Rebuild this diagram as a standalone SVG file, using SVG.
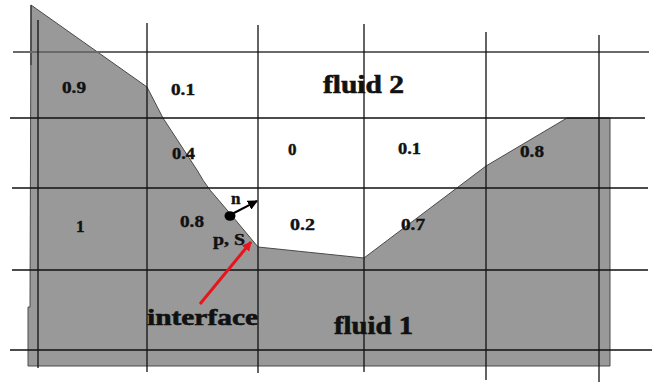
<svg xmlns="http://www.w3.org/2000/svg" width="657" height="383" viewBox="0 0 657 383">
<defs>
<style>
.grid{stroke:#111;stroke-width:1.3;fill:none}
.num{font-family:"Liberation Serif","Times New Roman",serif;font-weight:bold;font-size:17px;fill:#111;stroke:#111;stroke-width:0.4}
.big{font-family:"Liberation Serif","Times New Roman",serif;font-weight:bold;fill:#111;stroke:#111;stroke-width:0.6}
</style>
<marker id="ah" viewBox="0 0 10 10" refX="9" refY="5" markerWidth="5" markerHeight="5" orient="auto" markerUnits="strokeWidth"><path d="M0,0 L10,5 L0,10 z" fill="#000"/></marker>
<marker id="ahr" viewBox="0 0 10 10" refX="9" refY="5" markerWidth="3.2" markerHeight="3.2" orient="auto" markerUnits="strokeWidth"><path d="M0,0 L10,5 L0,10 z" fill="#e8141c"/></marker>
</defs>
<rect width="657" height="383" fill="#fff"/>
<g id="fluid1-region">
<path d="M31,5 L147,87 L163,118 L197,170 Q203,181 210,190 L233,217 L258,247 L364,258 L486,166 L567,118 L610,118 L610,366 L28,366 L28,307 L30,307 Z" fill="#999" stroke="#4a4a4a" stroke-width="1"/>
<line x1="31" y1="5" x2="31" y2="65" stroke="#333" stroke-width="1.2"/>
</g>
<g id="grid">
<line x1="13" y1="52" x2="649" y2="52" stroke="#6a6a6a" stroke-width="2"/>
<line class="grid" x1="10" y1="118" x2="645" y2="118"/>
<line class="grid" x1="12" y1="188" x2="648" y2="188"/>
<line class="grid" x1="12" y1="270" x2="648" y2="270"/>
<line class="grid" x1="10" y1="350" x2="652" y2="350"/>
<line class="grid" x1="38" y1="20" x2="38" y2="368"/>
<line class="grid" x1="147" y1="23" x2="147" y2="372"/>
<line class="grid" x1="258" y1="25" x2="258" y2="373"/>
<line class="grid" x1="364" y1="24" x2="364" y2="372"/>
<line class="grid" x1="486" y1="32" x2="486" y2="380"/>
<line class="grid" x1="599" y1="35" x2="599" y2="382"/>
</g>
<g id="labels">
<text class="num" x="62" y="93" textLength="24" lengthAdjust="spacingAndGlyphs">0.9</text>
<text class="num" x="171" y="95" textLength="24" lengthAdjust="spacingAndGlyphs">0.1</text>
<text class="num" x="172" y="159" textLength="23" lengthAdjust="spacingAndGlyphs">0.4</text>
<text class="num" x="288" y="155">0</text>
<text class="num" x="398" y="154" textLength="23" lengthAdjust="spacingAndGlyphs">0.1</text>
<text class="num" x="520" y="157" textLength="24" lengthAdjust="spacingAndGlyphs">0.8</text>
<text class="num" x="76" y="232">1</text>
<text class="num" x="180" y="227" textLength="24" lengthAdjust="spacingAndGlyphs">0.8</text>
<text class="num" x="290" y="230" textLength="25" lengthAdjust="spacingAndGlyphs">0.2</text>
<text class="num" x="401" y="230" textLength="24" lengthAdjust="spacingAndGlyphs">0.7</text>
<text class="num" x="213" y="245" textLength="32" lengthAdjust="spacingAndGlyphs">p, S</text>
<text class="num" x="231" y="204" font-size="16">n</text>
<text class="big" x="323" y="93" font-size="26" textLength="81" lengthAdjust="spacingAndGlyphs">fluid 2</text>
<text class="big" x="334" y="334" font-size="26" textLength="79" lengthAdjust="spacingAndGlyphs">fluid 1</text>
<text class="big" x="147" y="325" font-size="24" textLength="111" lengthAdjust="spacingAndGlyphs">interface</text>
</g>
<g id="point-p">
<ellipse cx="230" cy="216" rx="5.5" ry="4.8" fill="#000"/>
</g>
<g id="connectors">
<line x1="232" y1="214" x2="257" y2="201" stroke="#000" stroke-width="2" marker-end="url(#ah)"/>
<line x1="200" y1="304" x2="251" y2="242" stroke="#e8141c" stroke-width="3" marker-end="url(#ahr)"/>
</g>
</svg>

YOUR GOAL: Quote the full listing above word for word; exclude every picture from the copy.

EXERCISE ANSWER:
Rebuild this diagram as a standalone SVG file, using SVG.
<svg xmlns="http://www.w3.org/2000/svg" width="657" height="383" viewBox="0 0 657 383">
<defs>
<style>
.grid{stroke:#111;stroke-width:1.3;fill:none}
.num{font-family:"Liberation Serif","Times New Roman",serif;font-weight:bold;font-size:17px;fill:#111;stroke:#111;stroke-width:0.4}
.big{font-family:"Liberation Serif","Times New Roman",serif;font-weight:bold;fill:#111;stroke:#111;stroke-width:0.6}
</style>
<marker id="ah" viewBox="0 0 10 10" refX="9" refY="5" markerWidth="5" markerHeight="5" orient="auto" markerUnits="strokeWidth"><path d="M0,0 L10,5 L0,10 z" fill="#000"/></marker>
<marker id="ahr" viewBox="0 0 10 10" refX="9" refY="5" markerWidth="3.2" markerHeight="3.2" orient="auto" markerUnits="strokeWidth"><path d="M0,0 L10,5 L0,10 z" fill="#e8141c"/></marker>
</defs>
<rect width="657" height="383" fill="#fff"/>
<g id="fluid1-region">
<path d="M31,5 L147,87 L163,118 L197,170 Q203,181 210,190 L233,217 L258,247 L364,258 L486,166 L567,118 L610,118 L610,366 L28,366 L28,307 L30,307 Z" fill="#999" stroke="#4a4a4a" stroke-width="1"/>
<line x1="31" y1="5" x2="31" y2="65" stroke="#333" stroke-width="1.2"/>
</g>
<g id="grid">
<line x1="13" y1="52" x2="649" y2="52" stroke="#6a6a6a" stroke-width="2"/>
<line class="grid" x1="10" y1="118" x2="645" y2="118"/>
<line class="grid" x1="12" y1="188" x2="648" y2="188"/>
<line class="grid" x1="12" y1="270" x2="648" y2="270"/>
<line class="grid" x1="10" y1="350" x2="652" y2="350"/>
<line class="grid" x1="38" y1="20" x2="38" y2="368"/>
<line class="grid" x1="147" y1="23" x2="147" y2="372"/>
<line class="grid" x1="258" y1="25" x2="258" y2="373"/>
<line class="grid" x1="364" y1="24" x2="364" y2="372"/>
<line class="grid" x1="486" y1="32" x2="486" y2="380"/>
<line class="grid" x1="599" y1="35" x2="599" y2="382"/>
</g>
<g id="labels">
<text class="num" x="62" y="93" textLength="24" lengthAdjust="spacingAndGlyphs">0.9</text>
<text class="num" x="171" y="95" textLength="24" lengthAdjust="spacingAndGlyphs">0.1</text>
<text class="num" x="172" y="159" textLength="23" lengthAdjust="spacingAndGlyphs">0.4</text>
<text class="num" x="288" y="155">0</text>
<text class="num" x="398" y="154" textLength="23" lengthAdjust="spacingAndGlyphs">0.1</text>
<text class="num" x="520" y="157" textLength="24" lengthAdjust="spacingAndGlyphs">0.8</text>
<text class="num" x="76" y="232">1</text>
<text class="num" x="180" y="227" textLength="24" lengthAdjust="spacingAndGlyphs">0.8</text>
<text class="num" x="290" y="230" textLength="25" lengthAdjust="spacingAndGlyphs">0.2</text>
<text class="num" x="401" y="230" textLength="24" lengthAdjust="spacingAndGlyphs">0.7</text>
<text class="num" x="213" y="245" textLength="32" lengthAdjust="spacingAndGlyphs">p, S</text>
<text class="num" x="231" y="204" font-size="16">n</text>
<text class="big" x="323" y="93" font-size="26" textLength="81" lengthAdjust="spacingAndGlyphs">fluid 2</text>
<text class="big" x="334" y="334" font-size="26" textLength="79" lengthAdjust="spacingAndGlyphs">fluid 1</text>
<text class="big" x="147" y="325" font-size="24" textLength="111" lengthAdjust="spacingAndGlyphs">interface</text>
</g>
<g id="point-p">
<ellipse cx="230" cy="216" rx="5.5" ry="4.8" fill="#000"/>
</g>
<g id="connectors">
<line x1="232" y1="214" x2="257" y2="201" stroke="#000" stroke-width="2" marker-end="url(#ah)"/>
<line x1="200" y1="304" x2="251" y2="242" stroke="#e8141c" stroke-width="3" marker-end="url(#ahr)"/>
</g>
</svg>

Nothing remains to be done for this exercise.